Does Cookie trust Lucious?
Cookie loves him no matter what, because she knows he’s trying to do the right thing. He’s been an orphan since nine, so a lot of his actions are coming from that, having to survive in a really inhumane way, as a nine-year-old out on the street. I marvel at how he was able to do it. It’s how you look at it, and Cookie really knows him.

Are you and Cookie similar in any ways?
Some of it is me. I think with all of the characters I portray, there is a little bit of me. I have to pull from life experiences to make the words pop. With Cookie, I am a personality in real life, so we have that in common. But I don’t go flying off the handle in elevators. Like when she calls Jamal’s boyfriend La Cucaracha, or calls the cab driver a Pakistani. I don’t do that. I have the emotions in check.

Cookie has a lot of my dad’s character—the truth and the no-buffer. My dad was like that. I had to do a disclaimer before you met him. He don’t mean no harm, he’s just real, and that’s that. She did seventeen years in jail. What’s she gonna bite her tongue for? And that’s why people love her.

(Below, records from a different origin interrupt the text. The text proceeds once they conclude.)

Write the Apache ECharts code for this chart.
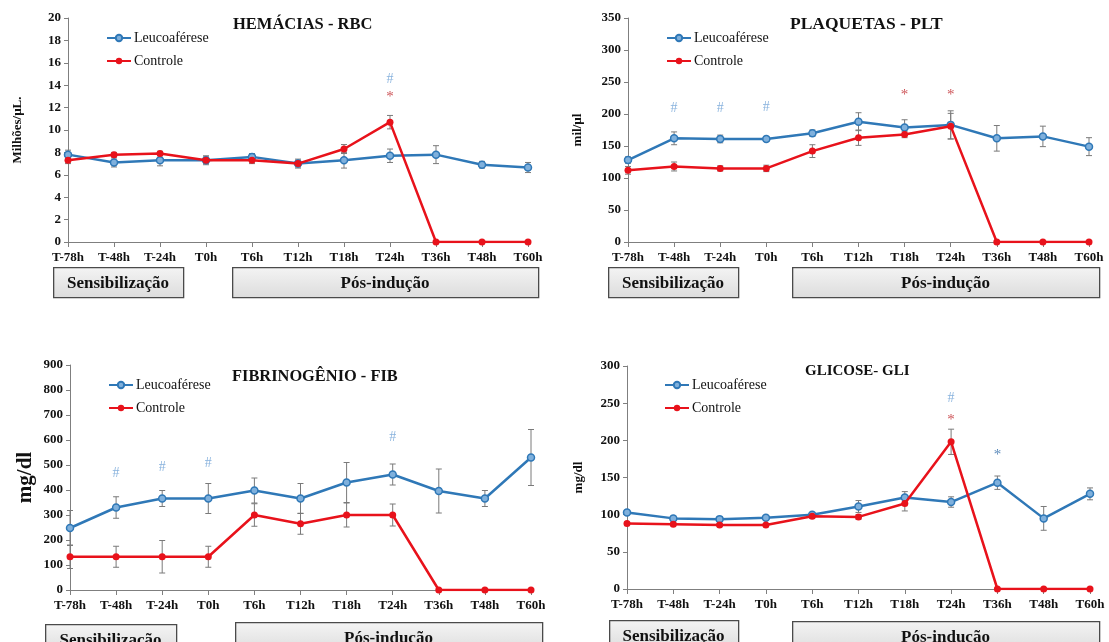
<!DOCTYPE html>
<html>
<head>
<meta charset="utf-8">
<script src="https://cdn.jsdelivr.net/npm/echarts@6/dist/echarts.min.js"></script>
<style>html,body{margin:0;padding:0;background:#fff;}#c{width:1109px;height:642px;}</style>
</head>
<body>
<div id="c"></div>
<script>
// ---------- DATA ----------
const categories = ['T-78h','T-48h','T-24h','T0h','T6h','T12h','T18h','T24h','T36h','T48h','T60h'];
const seriesNames = ['Leucoaférese','Controle'];

const rbcLeuco    = [7.8, 7.1, 7.3, 7.3, 7.6, 7.0, 7.3, 7.7, 7.8, 6.9, 6.65];
const rbcLeucoErr = [0.4, 0.4, 0.5, 0.4, 0.3, 0.4, 0.7, 0.6, 0.8, 0.3, 0.45];
const rbcCtrl     = [7.3, 7.8, 7.9, 7.3, 7.3, 7.0, 8.3, 10.7, 0, 0, 0];
const rbcCtrlErr  = [0.3, 0.2, 0.2, 0.3, 0.3, 0.3, 0.4, 0.6, 0, 0, 0];
const rbcMarks    = [['T24h', 14.5, '#', 'leuco'], ['T24h', 12.9, '*', 'ctrl']];

const pltLeuco    = [128, 162, 161, 161, 170, 188, 179, 183, 162, 165, 149];
const pltLeucoErr = [5, 10, 6, 4, 5, 14, 12, 22, 20, 16, 14];
const pltCtrl     = [112, 118, 115, 115, 142, 163, 168, 181, 0, 0, 0];
const pltCtrlErr  = [6, 7, 4, 5, 10, 12, 5, 20, 0, 0, 0];
const pltMarks    = [['T-48h', 209, '#', 'leuco'], ['T-24h', 209, '#', 'leuco'], ['T0h', 211, '#', 'leuco'],
                     ['T18h', 229, '*', 'ctrl'], ['T24h', 229, '*', 'ctrl']];

const fibLeuco    = [248, 330, 366, 366, 398, 366, 430, 462, 396, 366, 530];
const fibLeucoErr = [70, 43, 32, 60, 50, 60, 80, 42, 88, 32, 112];
const fibCtrl     = [133, 133, 133, 133, 300, 265, 300, 300, 0, 0, 0];
const fibCtrlErr  = [47, 42, 65, 42, 45, 42, 48, 44, 0, 0, 0];
const fibMarks    = [['T-48h', 468, '#', 'leuco'], ['T-24h', 492, '#', 'leuco'], ['T0h', 508, '#', 'leuco'],
                     ['T24h', 612, '#', 'leuco']];

const gliLeuco    = [103, 95, 94, 96, 100, 111, 123, 117, 143, 95, 128];
const gliLeucoErr = [3, 3, 3, 3, 3, 8, 8, 7, 9, 16, 8];
const gliCtrl     = [88, 87, 86, 86, 98, 97, 115, 198, 0, 0, 0];
const gliCtrlErr  = [2, 2, 2, 2, 3, 3, 10, 17, 0, 0, 0];
const gliMarks    = [['T24h', 256, '#', 'leuco'], ['T24h', 227, '*', 'ctrl'], ['T36h', 180, '*', 'leucoDark']];

const titles   = ['HEMÁCIAS - RBC', 'PLAQUETAS - PLT', 'FIBRINOGÊNIO - FIB', 'GLICOSE- GLI'];
const yNames   = ['Milhões/µL.', 'mil/µl', 'mg/dl', 'mg/dl'];
const yMax     = [20, 350, 900, 300];
const yStep    = [2, 50, 100, 50];
const phaseLabels = ['Sensibilização', 'Pós-indução'];

// ---------- STYLE / LAYOUT ----------
const FONT = '"Liberation Serif", "Times New Roman", serif';
const BLUE = '#2f78b7';
const BLUE_FILL = '#7fb0dc';
const RED = '#e8121b';
const markColors = { leuco: '#6a9fd4', ctrl: '#c0282d', leucoDark: '#2f6aa8' };

const panels = [
  { data: [rbcLeuco, rbcLeucoErr, rbcCtrl, rbcCtrlErr, rbcMarks], grid: { left: 68, top: 18, width: 460, height: 224 },
    title: { left: 233, top: 16, size: 16.5 }, legend: { left: 106, top: 31 }, yName: { size: 13, gap: 44 },
    boxes: [[53, 267, 130, 30], [232, 267, 306, 30]] },
  { data: [pltLeuco, pltLeucoErr, pltCtrl, pltCtrlErr, pltMarks], grid: { left: 628, top: 18, width: 461, height: 224 },
    title: { left: 790, top: 15, size: 17.5 }, legend: { left: 666, top: 31 }, yName: { size: 13, gap: 44 },
    boxes: [[608, 267, 130, 30], [792, 267, 307, 30]] },
  { data: [fibLeuco, fibLeucoErr, fibCtrl, fibCtrlErr, fibMarks], grid: { left: 70, top: 365, width: 461, height: 225 },
    title: { left: 232, top: 369, size: 16.4 }, legend: { left: 108, top: 378 }, yName: { size: 21, gap: 34 },
    boxes: [[45, 624, 131, 30], [235, 622, 307, 30]] },
  { data: [gliLeuco, gliLeucoErr, gliCtrl, gliCtrlErr, gliMarks], grid: { left: 627, top: 366, width: 463, height: 223 },
    title: { left: 805, top: 364, size: 15 }, legend: { left: 664, top: 378 }, yName: { size: 13, gap: 42 },
    boxes: [[609, 620, 129, 30], [792, 621, 307, 30]] }
];

function errData(vals, errs) {
  const out = [];
  vals.forEach((v, i) => { if (errs[i] > 0) out.push([i, v - errs[i], v + errs[i]]); });
  return out;
}
function errRender(params, api) {
  const i = api.value(0);
  const top = api.coord([i, api.value(2)]);
  const bot = api.coord([i, api.value(1)]);
  const w = 3;
  const st = { stroke: '#7a7a7a', lineWidth: 1 };
  return { type: 'group', children: [
    { type: 'line', shape: { x1: top[0], y1: top[1], x2: bot[0], y2: bot[1] }, style: st },
    { type: 'line', shape: { x1: top[0] - w, y1: top[1], x2: top[0] + w, y2: top[1] }, style: st },
    { type: 'line', shape: { x1: bot[0] - w, y1: bot[1], x2: bot[0] + w, y2: bot[1] }, style: st }
  ]};
}

const grid = [], xAxis = [], yAxis = [], series = [], title = [], legend = [], graphic = [];
panels.forEach((p, k) => {
  const [lv, le, cv, ce, marks] = p.data;
  grid.push(p.grid);
  xAxis.push({
    type: 'category', gridIndex: k, data: categories, boundaryGap: false,
    axisLine: { lineStyle: { color: '#7f7f7f', width: 1 } },
    axisTick: { show: true, length: 5, lineStyle: { color: '#7f7f7f' } },
    axisLabel: { color: '#111', fontFamily: FONT, fontWeight: 'bold', fontSize: 13, margin: 9, interval: 0 }
  });
  yAxis.push({
    type: 'value', gridIndex: k, min: 0, max: yMax[k], interval: yStep[k],
    name: yNames[k], nameLocation: 'middle', nameRotate: 90, nameGap: p.yName.gap,
    nameTextStyle: { fontFamily: FONT, fontWeight: 'bold', fontSize: p.yName.size, color: '#111' },
    axisLine: { show: true, lineStyle: { color: '#7f7f7f', width: 1 } },
    axisTick: { show: true, length: 4, lineStyle: { color: '#7f7f7f' } },
    splitLine: { show: false },
    axisLabel: { color: '#111', fontFamily: FONT, fontWeight: 'bold', fontSize: 13, margin: 7 }
  });
  title.push({ text: titles[k], left: p.title.left, top: p.title.top, padding: 0,
    textStyle: { fontFamily: FONT, fontWeight: 'bold', fontSize: p.title.size, color: '#111' } });
  legend.push({ data: seriesNames, orient: 'vertical', left: p.legend.left, top: p.legend.top,
    itemWidth: 24, itemHeight: 8, itemGap: 9, selectedMode: false, padding: 0,
    textStyle: { fontFamily: FONT, fontSize: 14, color: '#111', padding: [0, 0, 0, -2] } });

  series.push({ type: 'custom', name: 'errL' + k, xAxisIndex: k, yAxisIndex: k, z: 1,
    renderItem: errRender, data: errData(lv, le), silent: true });
  series.push({ type: 'custom', name: 'errC' + k, xAxisIndex: k, yAxisIndex: k, z: 1,
    renderItem: errRender, data: errData(cv, ce), silent: true });
  series.push({ type: 'line', name: seriesNames[0], xAxisIndex: k, yAxisIndex: k, data: lv, z: 3,
    symbol: 'circle', symbolSize: 7,
    lineStyle: { color: BLUE, width: 2.5 },
    itemStyle: { color: BLUE_FILL, borderColor: BLUE, borderWidth: 1.5 } });
  series.push({ type: 'line', name: seriesNames[1], xAxisIndex: k, yAxisIndex: k, data: cv, z: 4,
    symbol: 'circle', symbolSize: 7,
    lineStyle: { color: RED, width: 2.5 },
    itemStyle: { color: RED, borderColor: RED, borderWidth: 0 } });
  series.push({ type: 'scatter', name: 'marks' + k, xAxisIndex: k, yAxisIndex: k, z: 5, silent: true,
    symbolSize: 0,
    data: marks.map(m => ({ value: [m[0], m[1]], label: { formatter: m[2], color: markColors[m[3]],
      fontSize: m[2] === '#' ? 14 : 15 } })),
    label: { show: true, position: 'inside', fontFamily: FONT } });

  p.boxes.forEach((b, j) => {
    graphic.push({ type: 'rect', left: b[0], top: b[1], z: 10,
      shape: { width: b[2], height: b[3] },
      style: { fill: { type: 'linear', x: 0, y: 0, x2: 0, y2: 1,
        colorStops: [{ offset: 0, color: '#f4f4f4' }, { offset: 1, color: '#dcdcdc' }] },
        stroke: '#4a4a4a', lineWidth: 1.3 } });
    graphic.push({ type: 'text', z: 11, x: b[0] + b[2] / 2, y: b[1] + 16.5,
      style: { text: phaseLabels[j], fontFamily: FONT, fontWeight: 'bold', fontSize: 17, fill: '#111',
        textAlign: 'center', textVerticalAlign: 'middle' } });
  });
});
// clip of the last tick label in the FIB panel (as in the reference)
graphic.push({ type: 'rect', left: 545, top: 597, z: 20, shape: { width: 14, height: 20 }, style: { fill: '#fff' } });

const chart = echarts.init(document.getElementById('c'), null, { renderer: 'canvas' });
chart.setOption({ animation: false, backgroundColor: '#fff', title, legend, grid, xAxis, yAxis, series, graphic });
</script>
</body>
</html>
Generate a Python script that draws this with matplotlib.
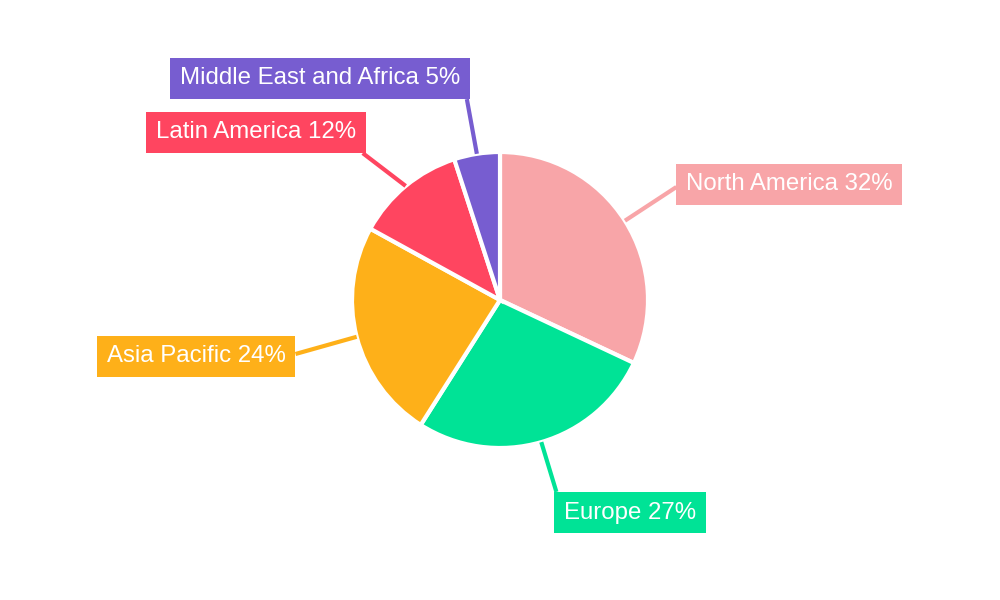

How does Cookie come to life?
Usually I’m asleep in the makeup chair, and when I wake up, I have the face and glam on. Then, they put the wig on and its like, Hey baby. It’s just her—it takes all of that to get in character.

Do you help pick the wardrobe?
Normally, they bring me a bunch of things and I pick what I like. I’m the one who has to sell it. It’s all about fit—if I put something on and I feel like Cookie in it, I’m feeling it. For the jewelry, they’ll dump a bunch of jewelry in my room and I just wear all of it.

What do you hope for Cookie’s character?
I hope that her seventeen years in jail weren’t in vain. I hope she really does become a major player in the company, because she knows what she’s doing. She’s smart enough to know how to go and get what she wants any way she can—you can’t handle no business dealing with thugs. She has the gift of gab, she’s smart, she’s passionate, and she cares. Who cares about music as much as she does?

 

Can we love Taraji AND Cookie any more than we already do?!

"Empire" airs on FOX, Wednesdays at 8pmCT.